* _EXERCISE_:
Omit all images. Transcribe the rest of the material below exactly.

* _RECORDED DATA_:
-- START --
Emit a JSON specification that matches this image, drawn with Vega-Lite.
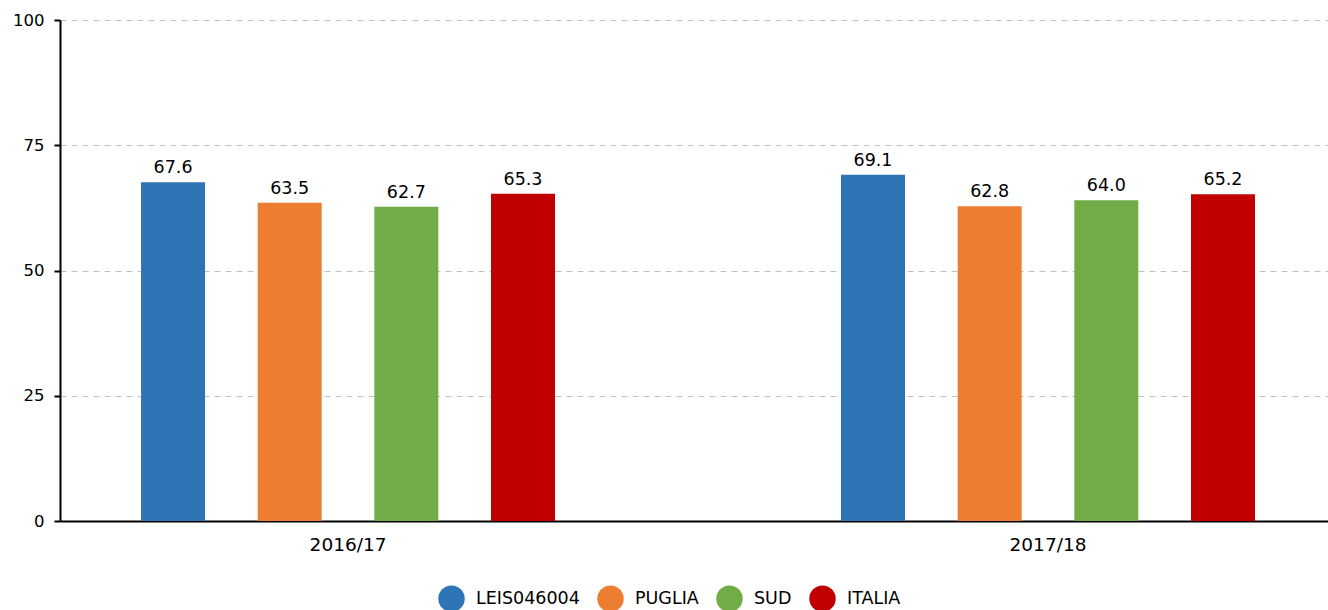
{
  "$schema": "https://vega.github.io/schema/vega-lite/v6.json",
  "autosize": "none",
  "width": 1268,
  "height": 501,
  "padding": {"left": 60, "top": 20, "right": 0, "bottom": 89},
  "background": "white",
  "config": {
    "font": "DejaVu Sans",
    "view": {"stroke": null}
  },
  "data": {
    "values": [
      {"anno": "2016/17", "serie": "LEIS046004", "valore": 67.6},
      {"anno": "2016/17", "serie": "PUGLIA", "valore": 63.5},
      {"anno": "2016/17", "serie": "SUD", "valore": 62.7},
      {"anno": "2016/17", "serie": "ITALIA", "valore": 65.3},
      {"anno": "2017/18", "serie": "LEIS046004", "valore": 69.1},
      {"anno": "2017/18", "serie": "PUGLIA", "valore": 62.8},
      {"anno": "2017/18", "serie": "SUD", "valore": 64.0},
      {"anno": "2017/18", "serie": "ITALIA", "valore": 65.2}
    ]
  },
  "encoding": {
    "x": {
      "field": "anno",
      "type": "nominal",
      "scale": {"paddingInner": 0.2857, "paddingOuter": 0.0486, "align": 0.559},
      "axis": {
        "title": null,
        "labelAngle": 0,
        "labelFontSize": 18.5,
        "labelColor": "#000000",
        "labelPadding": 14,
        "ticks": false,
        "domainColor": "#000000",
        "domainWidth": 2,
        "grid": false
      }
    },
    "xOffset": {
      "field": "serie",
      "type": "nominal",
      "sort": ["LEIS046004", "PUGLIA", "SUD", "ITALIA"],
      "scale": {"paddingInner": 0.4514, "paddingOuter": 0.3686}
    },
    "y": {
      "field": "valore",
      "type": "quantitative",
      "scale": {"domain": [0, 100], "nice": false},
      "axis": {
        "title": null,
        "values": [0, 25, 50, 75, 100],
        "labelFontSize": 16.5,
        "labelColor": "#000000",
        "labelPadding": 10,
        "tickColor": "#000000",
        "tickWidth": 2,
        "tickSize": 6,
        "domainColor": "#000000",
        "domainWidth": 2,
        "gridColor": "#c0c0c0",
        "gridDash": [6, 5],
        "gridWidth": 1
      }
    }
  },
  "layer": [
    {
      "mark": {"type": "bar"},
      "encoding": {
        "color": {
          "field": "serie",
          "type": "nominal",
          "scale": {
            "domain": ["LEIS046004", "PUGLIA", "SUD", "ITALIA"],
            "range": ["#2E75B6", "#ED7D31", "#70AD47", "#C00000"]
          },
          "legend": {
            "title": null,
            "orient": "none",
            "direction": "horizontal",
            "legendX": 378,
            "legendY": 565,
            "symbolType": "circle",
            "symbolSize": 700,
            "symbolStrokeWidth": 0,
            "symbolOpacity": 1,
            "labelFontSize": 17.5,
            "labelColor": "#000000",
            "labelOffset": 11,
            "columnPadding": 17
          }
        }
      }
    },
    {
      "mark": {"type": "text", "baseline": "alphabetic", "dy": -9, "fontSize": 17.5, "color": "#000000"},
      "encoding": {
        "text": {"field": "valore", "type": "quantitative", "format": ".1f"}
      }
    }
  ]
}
-- END --
* _OUTPUT_:
Emit a JSON specification that matches this image, drawn with Vega-Lite.
{
  "$schema": "https://vega.github.io/schema/vega-lite/v6.json",
  "autosize": "none",
  "width": 1268,
  "height": 501,
  "padding": {"left": 60, "top": 20, "right": 0, "bottom": 89},
  "background": "white",
  "config": {
    "font": "DejaVu Sans",
    "view": {"stroke": null}
  },
  "data": {
    "values": [
      {"anno": "2016/17", "serie": "LEIS046004", "valore": 67.6},
      {"anno": "2016/17", "serie": "PUGLIA", "valore": 63.5},
      {"anno": "2016/17", "serie": "SUD", "valore": 62.7},
      {"anno": "2016/17", "serie": "ITALIA", "valore": 65.3},
      {"anno": "2017/18", "serie": "LEIS046004", "valore": 69.1},
      {"anno": "2017/18", "serie": "PUGLIA", "valore": 62.8},
      {"anno": "2017/18", "serie": "SUD", "valore": 64.0},
      {"anno": "2017/18", "serie": "ITALIA", "valore": 65.2}
    ]
  },
  "encoding": {
    "x": {
      "field": "anno",
      "type": "nominal",
      "scale": {"paddingInner": 0.2857, "paddingOuter": 0.0486, "align": 0.559},
      "axis": {
        "title": null,
        "labelAngle": 0,
        "labelFontSize": 18.5,
        "labelColor": "#000000",
        "labelPadding": 14,
        "ticks": false,
        "domainColor": "#000000",
        "domainWidth": 2,
        "grid": false
      }
    },
    "xOffset": {
      "field": "serie",
      "type": "nominal",
      "sort": ["LEIS046004", "PUGLIA", "SUD", "ITALIA"],
      "scale": {"paddingInner": 0.4514, "paddingOuter": 0.3686}
    },
    "y": {
      "field": "valore",
      "type": "quantitative",
      "scale": {"domain": [0, 100], "nice": false},
      "axis": {
        "title": null,
        "values": [0, 25, 50, 75, 100],
        "labelFontSize": 16.5,
        "labelColor": "#000000",
        "labelPadding": 10,
        "tickColor": "#000000",
        "tickWidth": 2,
        "tickSize": 6,
        "domainColor": "#000000",
        "domainWidth": 2,
        "gridColor": "#c0c0c0",
        "gridDash": [6, 5],
        "gridWidth": 1
      }
    }
  },
  "layer": [
    {
      "mark": {"type": "bar"},
      "encoding": {
        "color": {
          "field": "serie",
          "type": "nominal",
          "scale": {
            "domain": ["LEIS046004", "PUGLIA", "SUD", "ITALIA"],
            "range": ["#2E75B6", "#ED7D31", "#70AD47", "#C00000"]
          },
          "legend": {
            "title": null,
            "orient": "none",
            "direction": "horizontal",
            "legendX": 378,
            "legendY": 565,
            "symbolType": "circle",
            "symbolSize": 700,
            "symbolStrokeWidth": 0,
            "symbolOpacity": 1,
            "labelFontSize": 17.5,
            "labelColor": "#000000",
            "labelOffset": 11,
            "columnPadding": 17
          }
        }
      }
    },
    {
      "mark": {"type": "text", "baseline": "alphabetic", "dy": -9, "fontSize": 17.5, "color": "#000000"},
      "encoding": {
        "text": {"field": "valore", "type": "quantitative", "format": ".1f"}
      }
    }
  ]
}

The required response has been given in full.